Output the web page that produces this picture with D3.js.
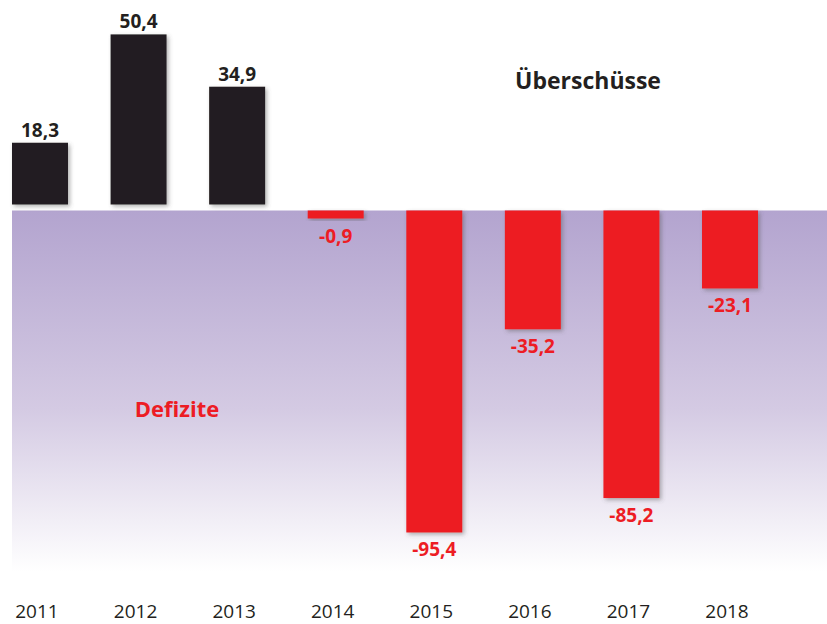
<!DOCTYPE html>
<html>
<head>
<meta charset="utf-8">
<script src="https://cdn.jsdelivr.net/npm/d3@7"></script>
<style>
  body { margin: 0; background: #fff; }
  svg { display: block; font-family: "Open Sans", "Noto Sans", sans-serif; }
</style>
</head>
<body>
<div id="chart"></div>
<script>
var years = ["2011", "2012", "2013", "2014", "2015", "2016", "2017", "2018"];
var values = [18.3, 50.4, 34.9, -0.9, -95.4, -35.2, -85.2, -23.1];
var labels = ["18,3", "50,4", "34,9", "-0,9", "-95,4", "-35,2", "-85,2", "-23,1"];

var width = 827, height = 624;
var gap = 3; // white band between surplus and deficit area

var svg = d3.select("#chart").append("svg")
    .attr("width", width)
    .attr("height", height);

var defs = svg.append("defs");

var grad = defs.append("linearGradient")
    .attr("id", "bgGrad")
    .attr("x1", 0).attr("y1", 0).attr("x2", 0).attr("y2", 1);
grad.append("stop").attr("offset", "0%").attr("stop-color", "#b3a4cf");
grad.append("stop").attr("offset", "55%").attr("stop-color", "#d4cae3");
grad.append("stop").attr("offset", "100%").attr("stop-color", "#ffffff");

var shadow = defs.append("filter")
    .attr("id", "shadow")
    .attr("x", "-20%").attr("y", "-20%")
    .attr("width", "150%").attr("height", "150%");
shadow.append("feDropShadow")
    .attr("dx", 2).attr("dy", 2)
    .attr("stdDeviation", 2)
    .attr("flood-color", "#555")
    .attr("flood-opacity", 0.45);

var xScale = d3.scaleBand()
    .domain(years)
    .range([12, 758])
    .paddingInner(0.432)
    .paddingOuter(0);

var yScale = d3.scaleLinear()
    .domain([-100, 60])
    .range([545, 5]);

var zeroY = yScale(0);

// deficit area background
svg.append("rect")
    .attr("x", 12)
    .attr("y", zeroY + gap)
    .attr("width", width - 12)
    .attr("height", yScale(-108) - zeroY - gap)
    .attr("fill", "url(#bgGrad)");

var data = years.map(function (y, i) {
    return {year: y, value: values[i], label: labels[i]};
});

svg.append("g").selectAll("rect")
    .data(data)
    .join("rect")
    .attr("x", function (d) { return xScale(d.year); })
    .attr("width", xScale.bandwidth())
    .attr("y", function (d) {
        return d.value >= 0 ? yScale(d.value) - gap : zeroY + gap;
    })
    .attr("height", function (d) {
        var h = Math.abs(yScale(d.value) - zeroY);
        return d.value >= 0 ? h : Math.max(h, 8);
    })
    .attr("fill", function (d) { return d.value >= 0 ? "#231f20" : "#ed1c24"; })
    .attr("filter", "url(#shadow)");

svg.append("g").selectAll("text")
    .data(data)
    .join("text")
    .attr("x", function (d) { return xScale(d.year) + xScale.bandwidth() / 2; })
    .attr("y", function (d) {
        if (d.value >= 0) return yScale(d.value) - gap - 6;
        var h = Math.max(yScale(d.value) - zeroY, 8);
        return zeroY + gap + h + 24;
    })
    .attr("text-anchor", "middle")
    .style("font-size", "19px")
    .style("font-weight", "bold")
    .style("fill", function (d) { return d.value >= 0 ? "#231f20" : "#ed1c24"; })
    .text(function (d) { return d.label; });

// year labels
var xAxis = d3.axisBottom(xScale).tickSize(0).tickPadding(0);
var xAxisGroup = svg.append("g")
    .attr("transform", "translate(-3, 604)")
    .call(xAxis);
xAxisGroup.select(".domain").remove();
xAxisGroup.selectAll("text")
    .attr("dy", "0.75em")
    .style("font-family", "'Open Sans', 'Noto Sans', sans-serif")
    .style("font-size", "19px")
    .style("fill", "#231f20");

svg.append("text")
    .attr("x", 588)
    .attr("y", 89)
    .attr("text-anchor", "middle")
    .style("font-size", "23px")
    .style("font-weight", "bold")
    .style("fill", "#231f20")
    .text("Überschüsse");

svg.append("text")
    .attr("x", 177)
    .attr("y", 417)
    .attr("text-anchor", "middle")
    .style("font-size", "22px")
    .style("font-weight", "bold")
    .style("fill", "#ed1c24")
    .text("Defizite");
</script>
</body>
</html>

» Given request
Return the listing above in full and without alteration, excluding its pictures.

» Task output
Output the web page that produces this picture with D3.js.
<!DOCTYPE html>
<html>
<head>
<meta charset="utf-8">
<script src="https://cdn.jsdelivr.net/npm/d3@7"></script>
<style>
  body { margin: 0; background: #fff; }
  svg { display: block; font-family: "Open Sans", "Noto Sans", sans-serif; }
</style>
</head>
<body>
<div id="chart"></div>
<script>
var years = ["2011", "2012", "2013", "2014", "2015", "2016", "2017", "2018"];
var values = [18.3, 50.4, 34.9, -0.9, -95.4, -35.2, -85.2, -23.1];
var labels = ["18,3", "50,4", "34,9", "-0,9", "-95,4", "-35,2", "-85,2", "-23,1"];

var width = 827, height = 624;
var gap = 3; // white band between surplus and deficit area

var svg = d3.select("#chart").append("svg")
    .attr("width", width)
    .attr("height", height);

var defs = svg.append("defs");

var grad = defs.append("linearGradient")
    .attr("id", "bgGrad")
    .attr("x1", 0).attr("y1", 0).attr("x2", 0).attr("y2", 1);
grad.append("stop").attr("offset", "0%").attr("stop-color", "#b3a4cf");
grad.append("stop").attr("offset", "55%").attr("stop-color", "#d4cae3");
grad.append("stop").attr("offset", "100%").attr("stop-color", "#ffffff");

var shadow = defs.append("filter")
    .attr("id", "shadow")
    .attr("x", "-20%").attr("y", "-20%")
    .attr("width", "150%").attr("height", "150%");
shadow.append("feDropShadow")
    .attr("dx", 2).attr("dy", 2)
    .attr("stdDeviation", 2)
    .attr("flood-color", "#555")
    .attr("flood-opacity", 0.45);

var xScale = d3.scaleBand()
    .domain(years)
    .range([12, 758])
    .paddingInner(0.432)
    .paddingOuter(0);

var yScale = d3.scaleLinear()
    .domain([-100, 60])
    .range([545, 5]);

var zeroY = yScale(0);

// deficit area background
svg.append("rect")
    .attr("x", 12)
    .attr("y", zeroY + gap)
    .attr("width", width - 12)
    .attr("height", yScale(-108) - zeroY - gap)
    .attr("fill", "url(#bgGrad)");

var data = years.map(function (y, i) {
    return {year: y, value: values[i], label: labels[i]};
});

svg.append("g").selectAll("rect")
    .data(data)
    .join("rect")
    .attr("x", function (d) { return xScale(d.year); })
    .attr("width", xScale.bandwidth())
    .attr("y", function (d) {
        return d.value >= 0 ? yScale(d.value) - gap : zeroY + gap;
    })
    .attr("height", function (d) {
        var h = Math.abs(yScale(d.value) - zeroY);
        return d.value >= 0 ? h : Math.max(h, 8);
    })
    .attr("fill", function (d) { return d.value >= 0 ? "#231f20" : "#ed1c24"; })
    .attr("filter", "url(#shadow)");

svg.append("g").selectAll("text")
    .data(data)
    .join("text")
    .attr("x", function (d) { return xScale(d.year) + xScale.bandwidth() / 2; })
    .attr("y", function (d) {
        if (d.value >= 0) return yScale(d.value) - gap - 6;
        var h = Math.max(yScale(d.value) - zeroY, 8);
        return zeroY + gap + h + 24;
    })
    .attr("text-anchor", "middle")
    .style("font-size", "19px")
    .style("font-weight", "bold")
    .style("fill", function (d) { return d.value >= 0 ? "#231f20" : "#ed1c24"; })
    .text(function (d) { return d.label; });

// year labels
var xAxis = d3.axisBottom(xScale).tickSize(0).tickPadding(0);
var xAxisGroup = svg.append("g")
    .attr("transform", "translate(-3, 604)")
    .call(xAxis);
xAxisGroup.select(".domain").remove();
xAxisGroup.selectAll("text")
    .attr("dy", "0.75em")
    .style("font-family", "'Open Sans', 'Noto Sans', sans-serif")
    .style("font-size", "19px")
    .style("fill", "#231f20");

svg.append("text")
    .attr("x", 588)
    .attr("y", 89)
    .attr("text-anchor", "middle")
    .style("font-size", "23px")
    .style("font-weight", "bold")
    .style("fill", "#231f20")
    .text("Überschüsse");

svg.append("text")
    .attr("x", 177)
    .attr("y", 417)
    .attr("text-anchor", "middle")
    .style("font-size", "22px")
    .style("font-weight", "bold")
    .style("fill", "#ed1c24")
    .text("Defizite");
</script>
</body>
</html>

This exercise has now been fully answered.